For my job, I have to deal with a little Microsoft produced language called C# (pronounced "see sharp" - as in the musical notation). C# is similar in syntax to Java, though you could also say it is similar to C++, as it is hard to tell which really had a bigger influence on the language syntactically (it has been suggested C# is Microsoft's answer to Java - which is in large part almost certainly correct). It has its quirks, but I like it better than Java, and in some ways better than C++. At any rate it is simpler than C++, so there are less nasty surprises. However, I find it is often too restrictive, and tries to read my mind too much, preventing me from doing things which should be doable. And since it is essentially you would call a dynamic language, it prefers to check things at run time, rather than when it is compiled. Unlike some dynamic languages though, C# likes to add all sorts of compile-time checking, which occasionally prevents one from doing things that one would expect to be able to do in a dynamic language. And C# 2.0, which will probably come out officially next year (but there are already some solutions in place now) will, among other things, add support for generics, which are related to those template things in C++, though in C# generics are more tightly integrated than in C++. So C# has a few things going for it.

C# runs on the .NET Common Language Infrastructure (CLI), which is Microsoft's answer - with drastic improvement - to Java's Java Virtual Machine (JVM). .NET is like the JVM in that it runs code that is not native, but it uses Just-In-Time compilation to improve performance; in my experience it is nearly as fast as native code (some claim Java is nearly as fast these days, but I try to avoid Java, so I would not be the best person to weigh in on that). What is even more interesting than the JVM though is that the .NET CLI is specifically designed to handle different languages (though C# is definitely its preferred language).
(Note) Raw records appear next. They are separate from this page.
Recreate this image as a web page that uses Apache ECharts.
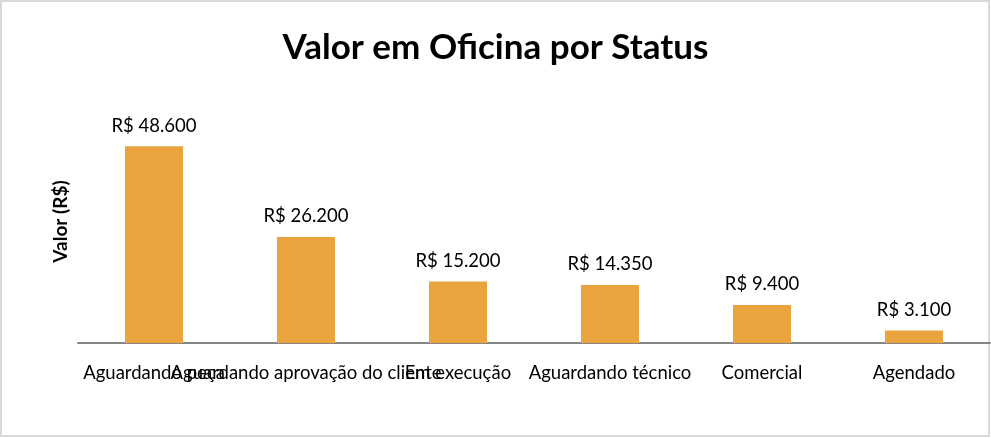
<!DOCTYPE html>
<html><head><meta charset="utf-8">
<script src="https://cdn.jsdelivr.net/npm/echarts@6/dist/echarts.min.js"></script>
<style>html,body{margin:0;padding:0;background:#fff}#c{width:991px;height:438px}</style>
</head><body><div id="c"></div>
<script>
const categories = ["Aguardando peça", "Aguardando aprovação do cliente", "Em execução", "Aguardando técnico", "Comercial", "Agendado"];
const values = [48600, 26200, 15200, 14350, 9400, 3100];
const titleText = "Valor em Oficina por Status";
const yName = "Valor (R$)";
const fmt = v => "R$ " + v.toString().replace(/\B(?=(\d{3})+(?!\d))/g, ".");
const FONT = "Lato";
const chart = echarts.init(document.getElementById('c'), null, {renderer: 'canvas'});
chart.setOption({
  animation: false,
  backgroundColor: '#fff',
  title: {text: titleText, left: 'center', top: 25, textStyle: {fontFamily: FONT, fontSize: 35, fontWeight: 'bold', color: '#000'}},
  graphic: [{type: 'rect', shape: {x: 1, y: 1, width: 988, height: 435}, style: {fill: 'none', stroke: '#d9d9d9', lineWidth: 2}, silent: true}],
  grid: {left: 78, right: 1, top: 100, bottom: 95, containLabel: false},
  xAxis: {type: 'category', data: categories,
    axisLine: {lineStyle: {color: '#868686', width: 2}}, axisTick: {show: false},
    axisLabel: {interval: 0, fontFamily: FONT, fontSize: 18.5, color: '#000', margin: 21, hideOverlap: false}},
  yAxis: {type: 'value', min: 0, max: 60000, name: yName, nameLocation: 'middle', nameGap: 8, nameRotate: 90,
    nameTextStyle: {fontFamily: FONT, fontSize: 19, fontWeight: 'bold', color: '#000'},
    axisLine: {show: false}, axisTick: {show: false}, axisLabel: {show: false}, splitLine: {show: false}},
  series: [{type: 'bar', data: values, barWidth: 58, itemStyle: {color: '#E9A43F'},
    label: {show: true, position: 'top', distance: 11, formatter: p => fmt(p.value), fontFamily: FONT, fontSize: 18.5, color: '#000'}}]
});
</script></body></html>
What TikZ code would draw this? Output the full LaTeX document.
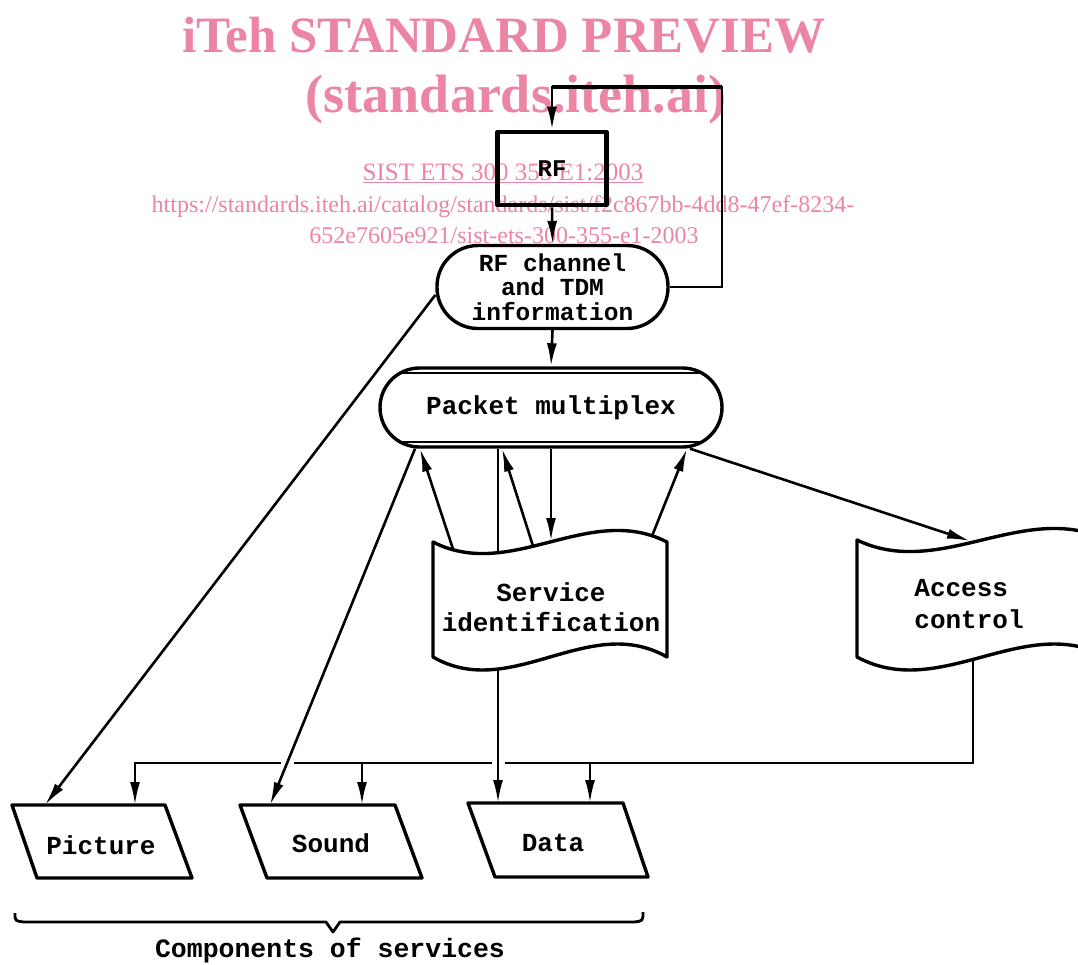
\documentclass[tikz,border=0pt]{standalone}
\usepackage{fontspec}
\setmonofont{Liberation Mono}
\newfontfamily\wmfont{Liberation Serif}
\usetikzlibrary{arrows.meta,calc}
\definecolor{wmpink}{RGB}{236,132,164}
\begin{document}
\begin{tikzpicture}[x=1pt,y=-1pt,
  conn/.style={line width=2.6pt},
  arr/.style={line width=2.6pt,-{Latex[length=23pt,width=10pt]}},
  box/.style={draw,line width=3.4pt,line join=round},
  lbl/.style={font=\ttfamily\bfseries\fontsize{26}{24}\selectfont, align=center, inner sep=0pt},
  wm/.style={text=wmpink, anchor=base, inner sep=0pt},
]
\useasboundingbox (0,0) rectangle (1078,964);
% ---- watermark (printed under the drawing) ----
\node[wm, font=\wmfont\bfseries\fontsize{51}{51}\selectfont] (wm1) at (504,52) {iTeh STANDARD PREVIEW};
\node[wm, font=\wmfont\bfseries\fontsize{54}{54}\selectfont] (wm2) at (516,112) {(standards.iteh.ai)};
\node[wm, font=\wmfont\fontsize{25}{25}\selectfont] (wm3) at (503,180) {\underline{SIST ETS 300 355 E1:2003}};
\node[wm, font=\wmfont\fontsize{24}{24}\selectfont] (wm4) at (503,212) {https://standards.iteh.ai/catalog/standards/sist/f2c867bb-4dd8-47ef-8234-};
\node[wm, font=\wmfont\fontsize{24}{24}\selectfont] (wm5) at (504,243) {652e7605e921/sist-ets-300-355-e1-2003};

% ---- nodes ----
\node[box, line width=4.6pt, minimum width=109pt, minimum height=73pt, inner sep=0pt,
      font=\ttfamily\bfseries\fontsize{24}{24}\selectfont] (rf) at (552,168.5) {RF};
\node[box, rounded corners=41pt, minimum width=231pt, minimum height=83pt, lbl,
      font=\ttfamily\bfseries\fontsize{24.5}{24.5}\selectfont] (rfch) at (552.5,287) {RF channel\\and TDM\\information};
\node[box, rounded corners=39.5pt, minimum width=342pt, minimum height=79pt, lbl] (pm) at (551,407.5) {Packet multiplex};
\draw[line width=2pt] ([xshift=-150pt,yshift=-7pt]pm.north) -- ([xshift=150pt,yshift=-7pt]pm.north);
\draw[line width=2pt] ([xshift=-150pt,yshift=7pt]pm.south) -- ([xshift=150pt,yshift=7pt]pm.south);

% ---- coordinates ----
\coordinate (lb) at (722,287);
\coordinate (lt) at (722,87);
\coordinate (picT1) at (45,805);
\coordinate (picT2) at (135,805);
\coordinate (sndT1) at (270,805);
\coordinate (sndT2) at (362,805);
\coordinate (datT1) at (498,803);
\coordinate (datT2) at (590,803);
\coordinate (sidT) at (551,541);
\coordinate (sidA) at (453,549);
\coordinate (sidB) at (533,546);
\coordinate (sidC) at (652,536);
\coordinate (acT) at (970,541);
\coordinate (acB) at (973,659);
\coordinate (busR) at (973,763);
\coordinate (busL) at (135,763);

% ---- connectors top ----
\draw[arr] (rf.south) -- (rfch.north);
\draw[arr] (rfch.east) -- (lb) -- (lt) -- (rf.north |- lt) -- (rf.north);
\draw[line width=4pt] (lt) -- (rf.north |- lt);
\draw[arr] (rfch.south) -- (pm.north);
\draw[arr] ([yshift=-8pt]rfch.west) -- (picT1);

% ---- bus ----
\draw[arr] (acB) -- (busR) -- (busL) -- (picT2);
\draw[arr] (sndT2 |- busR) -- (sndT2);
\draw[arr] (datT2 |- busR) -- (datT2);
\fill[white] (281,757) rectangle (294,769);
\fill[white] (492,757) rectangle (505,769);

% ---- lines from packet multiplex ----
\draw[arr] ([xshift=-136pt]pm.south) -- (sndT1);
\draw[arr] ([xshift=-53pt]pm.south) -- (datT1);
\draw[arr] (pm.south) -- (sidT);
\draw[arr] ([xshift=139pt]pm.south) -- (acT);

% ---- service identification ----
\draw[box, fill=white] (433,542) .. controls (511,582) and (589,502) .. (667,542) -- (667,657)
   .. controls (589,612) and (511,702) .. (433,657) -- cycle;
\node[lbl, font=\ttfamily\bfseries\fontsize{26}{30}\selectfont] (sid) at (551,607) {Service\\identification};
\draw[arr] (sidA) -- ([xshift=-131pt]pm.south);
\draw[arr] (sidB) -- ([xshift=-49pt]pm.south);
\draw[arr] (sidC) -- ([xshift=136pt]pm.south);

% ---- access control ----
\draw[box, fill=white] (857,540) .. controls (940,580) and (1024,500) .. (1107,540) -- (1107,657)
   .. controls (1024,612) and (940,702) .. (857,657) -- cycle;
\node[lbl, align=left, font=\ttfamily\bfseries\fontsize{26}{32}\selectfont] (ac) at (969,604) {Access\\control};

% ---- components ----
\draw[box] (12,805) -- (165,805) -- (192,878) -- (37,878) -- cycle;
\node[lbl] (pic) at (101,845) {Picture};
\draw[box] (240,805) -- (395,805) -- (422,878) -- (267,878) -- cycle;
\node[lbl] (snd) at (331,843) {Sound};
\draw[box] (468,803) -- (623,803) -- (648,877) -- (495,877) -- cycle;
\node[lbl] (dat) at (553,843) {Data};

% ---- brace ----
\draw[line width=2.8pt, line join=round] (15,913) .. controls (15,921) .. (24,922) -- (326,922) -- (333,932) -- (340,922) -- (634,922) .. controls (643,921) .. (643,912);
\node[lbl, font=\ttfamily\bfseries\fontsize{26.5}{26}\selectfont] (comp) at (330,950) {Components of services};
\end{tikzpicture}
\end{document}
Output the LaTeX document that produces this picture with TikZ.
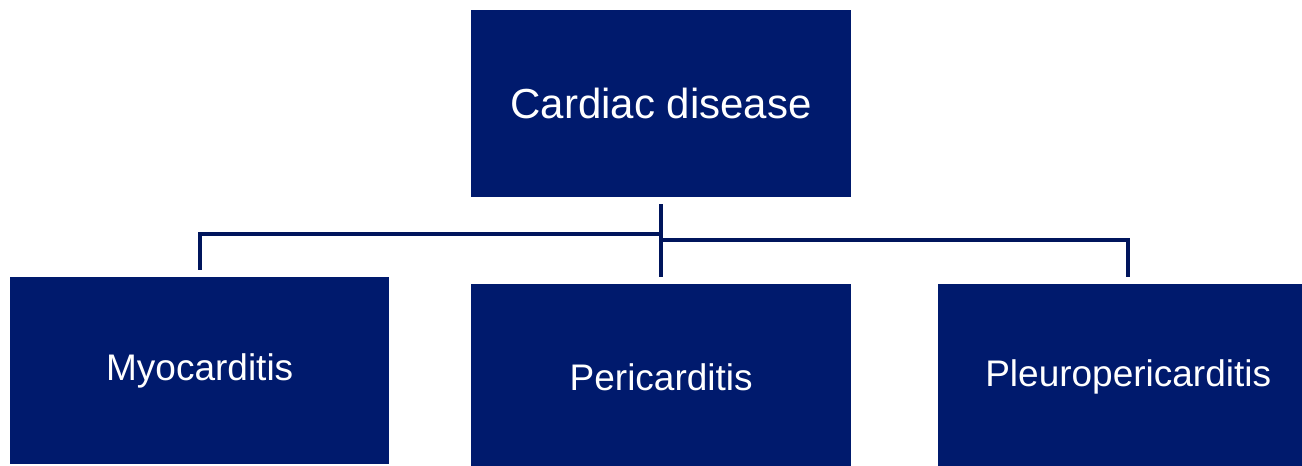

Anyway, I like C# and I like the CLI, though, obviously they are not perfect. (I actually would like to play more with languages like Forth and LISP - C clones are starting to bore me, but there is no doubt they are still pretty powerful, especially compared to has-beens like poor Forth). One fear need not be its being bound by Microsoft: C# and .NET are covered under an ECMA standard, and there are now open source implementations of both (as I will explain shortly). I would like to mention two interesting releases of software projects related to C# and .NET this week: the Visual C# Express Beta, from Microsoft, and Mono 1.0.

Visual C# Express is a low-end Integrated Development Environment deisgned for those who are not professional developers. (Pricing has not been announced yet, but the beta is free.) It is too contstraining for real developers - including legally, there are restrictions on what you can do with code written on it, but it is smaller and cheaper than Microsoft's full-blown Visual Studio development product. Anyway, it is a good way to try C# for a Windows environment, though I would go with Mono, myself, but I think C# Express is worth trying too. Oh, and it includes all those promised C# and .NET Framework 2.0 features, so you can get those now (actually, you could also just use the .NET Framework SDK without C# Express).

Mono 1.0 is an open-source implementation of both the CLI and a C# compiler. It just hit 1.0, though it has been around for a while. It has its own class libraries to replace those of Microsoft's which are proprietary (only some are, but notably those related to windowing code). And it is designed to be cross-platform (.NET is supposed to be, but again, some of the windowing code is not; some Mono-related projects fix that). Anyway, it is completely free, and it already implements some of the C# and CLI 2.0 features (I keep running into minor problems related to generics, but they are usable).

So try them out! (Or read about Forth or LISP instead, if you are brave.)